## WORK REQUIRED
What follows is a listing; give it again exactly, in its entirety.
**********
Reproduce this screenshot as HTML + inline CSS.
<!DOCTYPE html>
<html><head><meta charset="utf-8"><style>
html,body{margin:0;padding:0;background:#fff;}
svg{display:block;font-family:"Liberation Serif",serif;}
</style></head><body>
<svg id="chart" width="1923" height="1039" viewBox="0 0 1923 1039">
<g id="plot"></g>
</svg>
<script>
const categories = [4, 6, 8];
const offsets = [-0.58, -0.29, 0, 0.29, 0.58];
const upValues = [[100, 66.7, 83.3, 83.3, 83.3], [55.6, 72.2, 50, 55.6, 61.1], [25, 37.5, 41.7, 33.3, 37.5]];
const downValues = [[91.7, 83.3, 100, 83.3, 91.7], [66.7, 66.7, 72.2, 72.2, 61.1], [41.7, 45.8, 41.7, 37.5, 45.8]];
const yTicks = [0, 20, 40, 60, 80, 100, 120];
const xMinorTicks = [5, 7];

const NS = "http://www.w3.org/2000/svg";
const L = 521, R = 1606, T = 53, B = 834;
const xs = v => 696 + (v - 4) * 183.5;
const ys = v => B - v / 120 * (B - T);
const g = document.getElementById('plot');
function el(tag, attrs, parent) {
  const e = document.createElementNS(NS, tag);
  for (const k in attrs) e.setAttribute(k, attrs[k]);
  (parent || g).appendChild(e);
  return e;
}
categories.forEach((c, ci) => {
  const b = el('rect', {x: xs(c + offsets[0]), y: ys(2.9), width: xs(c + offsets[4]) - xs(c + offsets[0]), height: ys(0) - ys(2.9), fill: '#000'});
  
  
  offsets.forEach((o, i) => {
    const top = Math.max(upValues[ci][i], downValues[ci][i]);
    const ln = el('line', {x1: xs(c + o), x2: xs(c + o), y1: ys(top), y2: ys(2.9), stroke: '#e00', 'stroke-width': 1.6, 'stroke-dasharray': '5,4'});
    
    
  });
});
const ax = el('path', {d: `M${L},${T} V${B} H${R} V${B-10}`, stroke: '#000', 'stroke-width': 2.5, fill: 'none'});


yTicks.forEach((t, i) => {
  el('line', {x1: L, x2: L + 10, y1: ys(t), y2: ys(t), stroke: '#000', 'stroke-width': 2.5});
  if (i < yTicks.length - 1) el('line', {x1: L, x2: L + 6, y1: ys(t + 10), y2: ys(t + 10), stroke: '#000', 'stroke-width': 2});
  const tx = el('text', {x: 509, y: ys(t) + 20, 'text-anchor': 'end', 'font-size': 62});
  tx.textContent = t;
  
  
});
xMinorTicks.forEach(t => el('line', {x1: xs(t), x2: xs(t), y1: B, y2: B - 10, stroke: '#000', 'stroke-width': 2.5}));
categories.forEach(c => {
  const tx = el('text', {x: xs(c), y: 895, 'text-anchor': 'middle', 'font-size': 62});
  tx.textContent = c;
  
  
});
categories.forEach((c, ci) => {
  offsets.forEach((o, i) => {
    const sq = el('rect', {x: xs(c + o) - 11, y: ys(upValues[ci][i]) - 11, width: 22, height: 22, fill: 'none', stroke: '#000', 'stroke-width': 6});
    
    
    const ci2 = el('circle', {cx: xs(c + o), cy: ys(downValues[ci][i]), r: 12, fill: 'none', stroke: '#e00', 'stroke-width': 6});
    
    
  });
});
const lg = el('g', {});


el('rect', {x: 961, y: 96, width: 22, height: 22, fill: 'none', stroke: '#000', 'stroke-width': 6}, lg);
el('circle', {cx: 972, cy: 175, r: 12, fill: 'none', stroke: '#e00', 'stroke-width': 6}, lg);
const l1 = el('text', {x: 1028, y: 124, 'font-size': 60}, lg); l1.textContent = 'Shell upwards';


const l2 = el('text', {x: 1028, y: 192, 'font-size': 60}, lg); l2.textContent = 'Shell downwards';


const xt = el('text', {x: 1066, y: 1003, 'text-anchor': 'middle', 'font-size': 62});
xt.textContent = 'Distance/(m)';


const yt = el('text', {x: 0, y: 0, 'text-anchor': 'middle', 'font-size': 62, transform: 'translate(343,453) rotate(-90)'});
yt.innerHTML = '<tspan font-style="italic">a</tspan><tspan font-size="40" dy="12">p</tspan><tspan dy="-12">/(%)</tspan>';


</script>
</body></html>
**********
## WRITTEN SOLUTION
Reproduce this screenshot as HTML + inline CSS.
<!DOCTYPE html>
<html><head><meta charset="utf-8"><style>
html,body{margin:0;padding:0;background:#fff;}
svg{display:block;font-family:"Liberation Serif",serif;}
</style></head><body>
<svg id="chart" width="1923" height="1039" viewBox="0 0 1923 1039">
<g id="plot"></g>
</svg>
<script>
const categories = [4, 6, 8];
const offsets = [-0.58, -0.29, 0, 0.29, 0.58];
const upValues = [[100, 66.7, 83.3, 83.3, 83.3], [55.6, 72.2, 50, 55.6, 61.1], [25, 37.5, 41.7, 33.3, 37.5]];
const downValues = [[91.7, 83.3, 100, 83.3, 91.7], [66.7, 66.7, 72.2, 72.2, 61.1], [41.7, 45.8, 41.7, 37.5, 45.8]];
const yTicks = [0, 20, 40, 60, 80, 100, 120];
const xMinorTicks = [5, 7];

const NS = "http://www.w3.org/2000/svg";
const L = 521, R = 1606, T = 53, B = 834;
const xs = v => 696 + (v - 4) * 183.5;
const ys = v => B - v / 120 * (B - T);
const g = document.getElementById('plot');
function el(tag, attrs, parent) {
  const e = document.createElementNS(NS, tag);
  for (const k in attrs) e.setAttribute(k, attrs[k]);
  (parent || g).appendChild(e);
  return e;
}
categories.forEach((c, ci) => {
  const b = el('rect', {x: xs(c + offsets[0]), y: ys(2.9), width: xs(c + offsets[4]) - xs(c + offsets[0]), height: ys(0) - ys(2.9), fill: '#000'});
  
  
  offsets.forEach((o, i) => {
    const top = Math.max(upValues[ci][i], downValues[ci][i]);
    const ln = el('line', {x1: xs(c + o), x2: xs(c + o), y1: ys(top), y2: ys(2.9), stroke: '#e00', 'stroke-width': 1.6, 'stroke-dasharray': '5,4'});
    
    
  });
});
const ax = el('path', {d: `M${L},${T} V${B} H${R} V${B-10}`, stroke: '#000', 'stroke-width': 2.5, fill: 'none'});


yTicks.forEach((t, i) => {
  el('line', {x1: L, x2: L + 10, y1: ys(t), y2: ys(t), stroke: '#000', 'stroke-width': 2.5});
  if (i < yTicks.length - 1) el('line', {x1: L, x2: L + 6, y1: ys(t + 10), y2: ys(t + 10), stroke: '#000', 'stroke-width': 2});
  const tx = el('text', {x: 509, y: ys(t) + 20, 'text-anchor': 'end', 'font-size': 62});
  tx.textContent = t;
  
  
});
xMinorTicks.forEach(t => el('line', {x1: xs(t), x2: xs(t), y1: B, y2: B - 10, stroke: '#000', 'stroke-width': 2.5}));
categories.forEach(c => {
  const tx = el('text', {x: xs(c), y: 895, 'text-anchor': 'middle', 'font-size': 62});
  tx.textContent = c;
  
  
});
categories.forEach((c, ci) => {
  offsets.forEach((o, i) => {
    const sq = el('rect', {x: xs(c + o) - 11, y: ys(upValues[ci][i]) - 11, width: 22, height: 22, fill: 'none', stroke: '#000', 'stroke-width': 6});
    
    
    const ci2 = el('circle', {cx: xs(c + o), cy: ys(downValues[ci][i]), r: 12, fill: 'none', stroke: '#e00', 'stroke-width': 6});
    
    
  });
});
const lg = el('g', {});


el('rect', {x: 961, y: 96, width: 22, height: 22, fill: 'none', stroke: '#000', 'stroke-width': 6}, lg);
el('circle', {cx: 972, cy: 175, r: 12, fill: 'none', stroke: '#e00', 'stroke-width': 6}, lg);
const l1 = el('text', {x: 1028, y: 124, 'font-size': 60}, lg); l1.textContent = 'Shell upwards';


const l2 = el('text', {x: 1028, y: 192, 'font-size': 60}, lg); l2.textContent = 'Shell downwards';


const xt = el('text', {x: 1066, y: 1003, 'text-anchor': 'middle', 'font-size': 62});
xt.textContent = 'Distance/(m)';


const yt = el('text', {x: 0, y: 0, 'text-anchor': 'middle', 'font-size': 62, transform: 'translate(343,453) rotate(-90)'});
yt.innerHTML = '<tspan font-style="italic">a</tspan><tspan font-size="40" dy="12">p</tspan><tspan dy="-12">/(%)</tspan>';


</script>
</body></html>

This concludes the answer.